Once he got into the shower, I crashed on his bed, within ear shot in case anything went totally wrong. I couldn't help but think about him sprawled out on the bed a few minutes before, because his physical appearance is... long. Or tall. We've noticed in photos lately that he's this tall, skinny kid, for being only 6. He's in the 90th percentile for height, already 48". My little boy isn't little anymore.
This was already setting in, particularly after someone mentioned on Facebook that he's one-third of the way to adulthood. In that context... I'm not even sure what to do with that. The first six years flew by. I mean, yeah, I can easily recall the sleep deprivation and such in the first two years, but now it seems like time is going by faster.

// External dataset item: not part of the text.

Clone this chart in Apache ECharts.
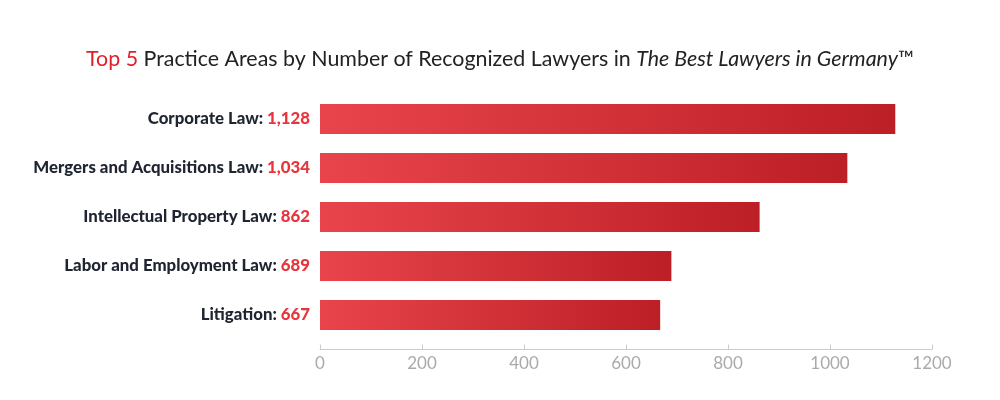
<!DOCTYPE html>
<html><head><meta charset="utf-8">
<script src="https://cdn.jsdelivr.net/npm/echarts@6/dist/echarts.min.js"></script>
<style>html,body{margin:0;background:#fff}#c{width:1000px;height:400px}</style>
</head><body><div id="c"></div>
<script>
const categories = ["Corporate Law","Mergers and Acquisitions Law","Intellectual Property Law","Labor and Employment Law","Litigation"];
const values = [1128,1034,862,689,667];
const valueLabels = ["1,128","1,034","862","689","667"];
const chart = echarts.init(document.getElementById('c'));
const F = 'Lato, "Open Sans", sans-serif';
chart.setOption({
  animation:false,
  title:{left:'center',top:44,text:'{r|Top 5} Practice Areas by Number of Recognized Lawyers in {i|The Best Lawyers in Germany}™',
    textStyle:{fontFamily:F,fontSize:21.4,fontWeight:'normal',color:'#222',rich:{r:{color:'#e0202b',fontSize:21.4,fontFamily:F},i:{fontStyle:'italic',fontSize:21.4,fontFamily:F,color:'#222'}}}},
  grid:{left:320,right:68,top:94.5,bottom:60.5},
  xAxis:{type:'value',min:0,max:1200,interval:200,offset:10,
    axisLine:{show:true,lineStyle:{color:'#ccc'}},axisTick:{show:true,inside:true,length:5,lineStyle:{color:'#ccc'}},
    splitLine:{show:false},axisLabel:{color:'#aaa',fontSize:17,fontFamily:F,margin:6,formatter:v=>String(v)}},
  yAxis:{type:'category',inverse:true,data:categories,axisLine:{show:false},axisTick:{show:false},
    axisLabel:{margin:10,formatter:(v,i)=>'{n|'+v+': }{v|'+valueLabels[i]+'}',
      rich:{n:{fontFamily:F,fontWeight:900,fontSize:16.8,color:'#1e2430'},v:{fontFamily:F,fontWeight:900,fontSize:16.8,color:'#e8343c'}}}},
  series:[{type:'bar',data:values,barWidth:30,
    itemStyle:{color:new echarts.graphic.LinearGradient(0,0,1,0,[{offset:0,color:'#e8444b'},{offset:1,color:'#bd1f26'}])}}]
});
</script></body></html>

It seems like there's a pretty small window here. At school age, kids have opinions and personalities, and you can have conversations with them and good laughs. They also retain the affection and uninhibited love that children give. Simon loves to cuddle up with us when he's watching TV, and he'll climb into our bed (entirely too early) if we're not already up. He still wants to hold hands at theme parks. Those days will be gone soon, and that makes me incredibly sad.
I think a part of this subtle dread comes from needing a break from time to time. As adults, obviously, we want to do stuff for ourselves, and also spend important time with our spouse. So if the sadness about the kid growing up wasn't bad enough, then you feel kind of bad when you just want to get away from him for a bit knowing that the window of cuddly child-parent relationships is short. Trust me, after he was sick for a week, followed by spring break, these moments have been frequent lately.
The sense of urgency isn't all bad. I think that's why I've been so eager to take a big vacation this year with him. (Diana and I haven't taken a "real," long vacation since our honeymoon.) I'm not sure if he'll remember it necessarily, but I sure as hell will, and I look forward to creating those memories. In the mean time, I wish he would slow down a little.